__GIVEN DATA__.

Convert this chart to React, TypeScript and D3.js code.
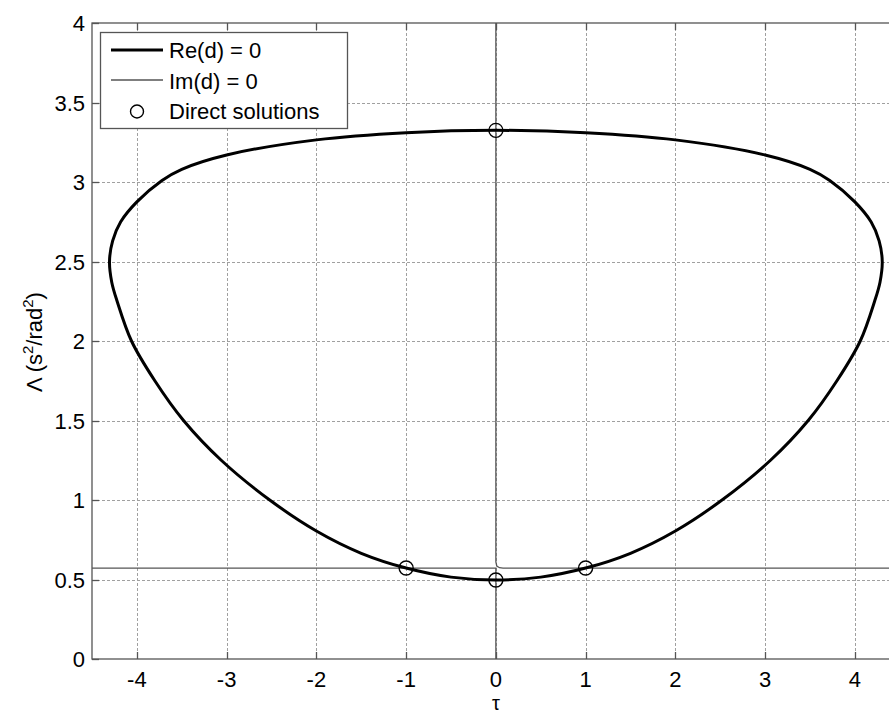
import React, { useRef, useEffect } from 'react';
import * as d3 from 'd3';

// Re(d) = 0 closed curve (tau, Lambda), clockwise from the top
const reTau = [0, 1, 2, 3, 3.5, 3.72, 4.0, 4.18, 4.27, 4.305, 4.28, 4.22, 4.06, 3.80, 3.48, 3.06, 2.52, 2.0, 1.5, 1.0, 0.5, 0,
  -0.5, -1.0, -1.5, -2.0, -2.52, -3.06, -3.48, -3.80, -4.06, -4.22, -4.28, -4.305, -4.27, -4.18, -4.0, -3.72, -3.5, -3, -2, -1];
const reLambda = [3.325, 3.31, 3.265, 3.17, 3.08, 3.01, 2.875, 2.75, 2.63, 2.5, 2.37, 2.25, 2.0, 1.75, 1.5, 1.25, 1.0, 0.805, 0.665, 0.572, 0.515, 0.497,
  0.515, 0.572, 0.665, 0.805, 1.0, 1.25, 1.5, 1.75, 2.0, 2.25, 2.37, 2.5, 2.63, 2.75, 2.875, 3.01, 3.08, 3.17, 3.265, 3.31];

// Im(d) = 0 branches
const imBranchA = { tau: [0, 0, 0.01, 0.04, 0.08, 4.5], lambda: [4, 0.61, 0.585, 0.574, 0.572, 0.572] };
const imBranchB = { tau: [-4.5, 0, 0], lambda: [0.572, 0.572, 0] };

// direct solutions
const solTau = [-1, 1, 0, 0];
const solLambda = [0.572, 0.572, 0.497, 3.325];

const xTicks = [-4, -3, -2, -1, 0, 1, 2, 3, 4];
const yTicks = [0, 0.5, 1, 1.5, 2, 2.5, 3, 3.5, 4];

const FONT = '"Liberation Sans", Arial, sans-serif';

const App = () => {
  const ref = useRef(null);

  useEffect(() => {
    const W = 889, H = 715;
    const left = 92, top = 23, bottom = 659;
    const svg = d3.select(ref.current);
    svg.selectAll('*').remove();

    const x = d3.scaleLinear().domain([-4.5, 4.5]).range([left, left + 9 * 89.75]);
    const y = d3.scaleLinear().domain([0, 4]).range([bottom, top]);
    const right = x(4.5);

    svg.append('rect').attr('width', W).attr('height', H).attr('fill', '#fff');

    // grid
    const grid = svg.append('g').attr('stroke', '#a0a0a0').attr('stroke-width', 1).attr('stroke-dasharray', '3,2');
    grid.selectAll('.gx').data(xTicks).enter().append('line')
      .attr('x1', d => Math.round(x(d)) + 0.5).attr('x2', d => Math.round(x(d)) + 0.5)
      .attr('y1', top).attr('y2', bottom);
    grid.selectAll('.gy').data(yTicks.slice(1, -1)).enter().append('line')
      .attr('y1', d => Math.round(y(d)) + 0.5).attr('y2', d => Math.round(y(d)) + 0.5)
      .attr('x1', left).attr('x2', right);

    // axes box + ticks
    const ax = svg.append('g').attr('stroke', '#555').attr('stroke-width', 1.3).attr('fill', 'none');
    ax.append('rect').attr('x', left).attr('y', top).attr('width', right - left).attr('height', bottom - top);
    xTicks.forEach(t => {
      const px = Math.round(x(t)) + 0.5;
      ax.append('line').attr('x1', px).attr('x2', px).attr('y1', bottom).attr('y2', bottom - 7);
      ax.append('line').attr('x1', px).attr('x2', px).attr('y1', top).attr('y2', top + 7);
    });
    yTicks.forEach(t => {
      const py = Math.round(y(t)) + 0.5;
      ax.append('line').attr('x1', left).attr('x2', left + 7).attr('y1', py).attr('y2', py);
    });

    svg.append('g').selectAll('text').data(xTicks).enter().append('text')
      .attr('x', d => x(d)).attr('y', 687)
      .attr('text-anchor', 'middle').attr('font-family', FONT).attr('font-size', 22)
      .text(d => String(d));
    svg.append('g').selectAll('text').data(yTicks).enter().append('text')
      .attr('x', 85).attr('y', d => y(d) + 8)
      .attr('text-anchor', 'end').attr('font-family', FONT).attr('font-size', 22)
      .text(d => String(d));

    // Im(d) = 0
    const line = d3.line<[number, number]>().x(d => x(d[0])).y(d => y(d[1]));
    [imBranchA, imBranchB].forEach(b => {
      svg.append('path')
        .attr('d', line(b.tau.map((t, i) => [t, b.lambda[i]] as [number, number])))
        .attr('fill', 'none').attr('stroke', '#555').attr('stroke-width', 1.3);
    });

    // Re(d) = 0
    const closed = d3.line<[number, number]>().x(d => x(d[0])).y(d => y(d[1]))
      .curve(d3.curveCatmullRomClosed.alpha(0.5));
    svg.append('path')
      .attr('d', closed(reTau.map((t, i) => [t, reLambda[i]] as [number, number])))
      .attr('fill', 'none').attr('stroke', '#000').attr('stroke-width', 3);

    // direct solutions
    svg.append('g').selectAll('circle').data(solTau).enter().append('circle')
      .attr('cx', d => x(d)).attr('cy', (d, i) => y(solLambda[i]))
      .attr('r', 7).attr('fill', 'none').attr('stroke', '#000').attr('stroke-width', 1.4);

    // legend
    const lg = svg.append('g');
    lg.append('rect').attr('x', 100.5).attr('y', 32.5).attr('width', 247).attr('height', 96)
      .attr('fill', '#fff').attr('stroke', '#555').attr('stroke-width', 1.3);
    lg.append('line').attr('x1', 111).attr('x2', 163).attr('y1', 50).attr('y2', 50)
      .attr('stroke', '#000').attr('stroke-width', 3);
    lg.append('line').attr('x1', 111).attr('x2', 163).attr('y1', 80).attr('y2', 80)
      .attr('stroke', '#555').attr('stroke-width', 1.3);
    lg.append('circle').attr('cx', 137).attr('cy', 111.5).attr('r', 6.5)
      .attr('fill', 'none').attr('stroke', '#000').attr('stroke-width', 1.4);
    const labels = ['Re(d) = 0', 'Im(d) = 0', 'Direct solutions'];
    labels.forEach((s, i) => {
      lg.append('text').attr('x', 169).attr('y', 58 + i * 30.5)
        .attr('font-family', FONT).attr('font-size', 22).text(s);
    });

    // axis labels
    svg.append('text').attr('x', x(0)).attr('y', 710).attr('text-anchor', 'middle')
      .attr('font-family', FONT).attr('font-size', 20).text('τ');
    const yl = svg.append('text').attr('transform', 'translate(42,342) rotate(-90)')
      .attr('text-anchor', 'middle').attr('font-family', FONT).attr('font-size', 22);
    yl.append('tspan').text('Λ (s');
    yl.append('tspan').attr('dy', -9).attr('font-size', 15).text('2');
    yl.append('tspan').attr('dy', 9).text('/rad');
    yl.append('tspan').attr('dy', -9).attr('font-size', 15).text('2');
    yl.append('tspan').attr('dy', 9).text(')');
  }, []);

  return (
    <svg ref={ref} width={889} height={715} style={{ position: 'absolute', left: 0, top: 0 }}></svg>
  );
};

export default App;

__TASK TO CARRY OUT__.
Copy the listing in full and without alteration, omitting every picture.

__EXERCISE ANSWER__.
Convert this chart to React, TypeScript and D3.js code.
import React, { useRef, useEffect } from 'react';
import * as d3 from 'd3';

// Re(d) = 0 closed curve (tau, Lambda), clockwise from the top
const reTau = [0, 1, 2, 3, 3.5, 3.72, 4.0, 4.18, 4.27, 4.305, 4.28, 4.22, 4.06, 3.80, 3.48, 3.06, 2.52, 2.0, 1.5, 1.0, 0.5, 0,
  -0.5, -1.0, -1.5, -2.0, -2.52, -3.06, -3.48, -3.80, -4.06, -4.22, -4.28, -4.305, -4.27, -4.18, -4.0, -3.72, -3.5, -3, -2, -1];
const reLambda = [3.325, 3.31, 3.265, 3.17, 3.08, 3.01, 2.875, 2.75, 2.63, 2.5, 2.37, 2.25, 2.0, 1.75, 1.5, 1.25, 1.0, 0.805, 0.665, 0.572, 0.515, 0.497,
  0.515, 0.572, 0.665, 0.805, 1.0, 1.25, 1.5, 1.75, 2.0, 2.25, 2.37, 2.5, 2.63, 2.75, 2.875, 3.01, 3.08, 3.17, 3.265, 3.31];

// Im(d) = 0 branches
const imBranchA = { tau: [0, 0, 0.01, 0.04, 0.08, 4.5], lambda: [4, 0.61, 0.585, 0.574, 0.572, 0.572] };
const imBranchB = { tau: [-4.5, 0, 0], lambda: [0.572, 0.572, 0] };

// direct solutions
const solTau = [-1, 1, 0, 0];
const solLambda = [0.572, 0.572, 0.497, 3.325];

const xTicks = [-4, -3, -2, -1, 0, 1, 2, 3, 4];
const yTicks = [0, 0.5, 1, 1.5, 2, 2.5, 3, 3.5, 4];

const FONT = '"Liberation Sans", Arial, sans-serif';

const App = () => {
  const ref = useRef(null);

  useEffect(() => {
    const W = 889, H = 715;
    const left = 92, top = 23, bottom = 659;
    const svg = d3.select(ref.current);
    svg.selectAll('*').remove();

    const x = d3.scaleLinear().domain([-4.5, 4.5]).range([left, left + 9 * 89.75]);
    const y = d3.scaleLinear().domain([0, 4]).range([bottom, top]);
    const right = x(4.5);

    svg.append('rect').attr('width', W).attr('height', H).attr('fill', '#fff');

    // grid
    const grid = svg.append('g').attr('stroke', '#a0a0a0').attr('stroke-width', 1).attr('stroke-dasharray', '3,2');
    grid.selectAll('.gx').data(xTicks).enter().append('line')
      .attr('x1', d => Math.round(x(d)) + 0.5).attr('x2', d => Math.round(x(d)) + 0.5)
      .attr('y1', top).attr('y2', bottom);
    grid.selectAll('.gy').data(yTicks.slice(1, -1)).enter().append('line')
      .attr('y1', d => Math.round(y(d)) + 0.5).attr('y2', d => Math.round(y(d)) + 0.5)
      .attr('x1', left).attr('x2', right);

    // axes box + ticks
    const ax = svg.append('g').attr('stroke', '#555').attr('stroke-width', 1.3).attr('fill', 'none');
    ax.append('rect').attr('x', left).attr('y', top).attr('width', right - left).attr('height', bottom - top);
    xTicks.forEach(t => {
      const px = Math.round(x(t)) + 0.5;
      ax.append('line').attr('x1', px).attr('x2', px).attr('y1', bottom).attr('y2', bottom - 7);
      ax.append('line').attr('x1', px).attr('x2', px).attr('y1', top).attr('y2', top + 7);
    });
    yTicks.forEach(t => {
      const py = Math.round(y(t)) + 0.5;
      ax.append('line').attr('x1', left).attr('x2', left + 7).attr('y1', py).attr('y2', py);
    });

    svg.append('g').selectAll('text').data(xTicks).enter().append('text')
      .attr('x', d => x(d)).attr('y', 687)
      .attr('text-anchor', 'middle').attr('font-family', FONT).attr('font-size', 22)
      .text(d => String(d));
    svg.append('g').selectAll('text').data(yTicks).enter().append('text')
      .attr('x', 85).attr('y', d => y(d) + 8)
      .attr('text-anchor', 'end').attr('font-family', FONT).attr('font-size', 22)
      .text(d => String(d));

    // Im(d) = 0
    const line = d3.line<[number, number]>().x(d => x(d[0])).y(d => y(d[1]));
    [imBranchA, imBranchB].forEach(b => {
      svg.append('path')
        .attr('d', line(b.tau.map((t, i) => [t, b.lambda[i]] as [number, number])))
        .attr('fill', 'none').attr('stroke', '#555').attr('stroke-width', 1.3);
    });

    // Re(d) = 0
    const closed = d3.line<[number, number]>().x(d => x(d[0])).y(d => y(d[1]))
      .curve(d3.curveCatmullRomClosed.alpha(0.5));
    svg.append('path')
      .attr('d', closed(reTau.map((t, i) => [t, reLambda[i]] as [number, number])))
      .attr('fill', 'none').attr('stroke', '#000').attr('stroke-width', 3);

    // direct solutions
    svg.append('g').selectAll('circle').data(solTau).enter().append('circle')
      .attr('cx', d => x(d)).attr('cy', (d, i) => y(solLambda[i]))
      .attr('r', 7).attr('fill', 'none').attr('stroke', '#000').attr('stroke-width', 1.4);

    // legend
    const lg = svg.append('g');
    lg.append('rect').attr('x', 100.5).attr('y', 32.5).attr('width', 247).attr('height', 96)
      .attr('fill', '#fff').attr('stroke', '#555').attr('stroke-width', 1.3);
    lg.append('line').attr('x1', 111).attr('x2', 163).attr('y1', 50).attr('y2', 50)
      .attr('stroke', '#000').attr('stroke-width', 3);
    lg.append('line').attr('x1', 111).attr('x2', 163).attr('y1', 80).attr('y2', 80)
      .attr('stroke', '#555').attr('stroke-width', 1.3);
    lg.append('circle').attr('cx', 137).attr('cy', 111.5).attr('r', 6.5)
      .attr('fill', 'none').attr('stroke', '#000').attr('stroke-width', 1.4);
    const labels = ['Re(d) = 0', 'Im(d) = 0', 'Direct solutions'];
    labels.forEach((s, i) => {
      lg.append('text').attr('x', 169).attr('y', 58 + i * 30.5)
        .attr('font-family', FONT).attr('font-size', 22).text(s);
    });

    // axis labels
    svg.append('text').attr('x', x(0)).attr('y', 710).attr('text-anchor', 'middle')
      .attr('font-family', FONT).attr('font-size', 20).text('τ');
    const yl = svg.append('text').attr('transform', 'translate(42,342) rotate(-90)')
      .attr('text-anchor', 'middle').attr('font-family', FONT).attr('font-size', 22);
    yl.append('tspan').text('Λ (s');
    yl.append('tspan').attr('dy', -9).attr('font-size', 15).text('2');
    yl.append('tspan').attr('dy', 9).text('/rad');
    yl.append('tspan').attr('dy', -9).attr('font-size', 15).text('2');
    yl.append('tspan').attr('dy', 9).text(')');
  }, []);

  return (
    <svg ref={ref} width={889} height={715} style={{ position: 'absolute', left: 0, top: 0 }}></svg>
  );
};

export default App;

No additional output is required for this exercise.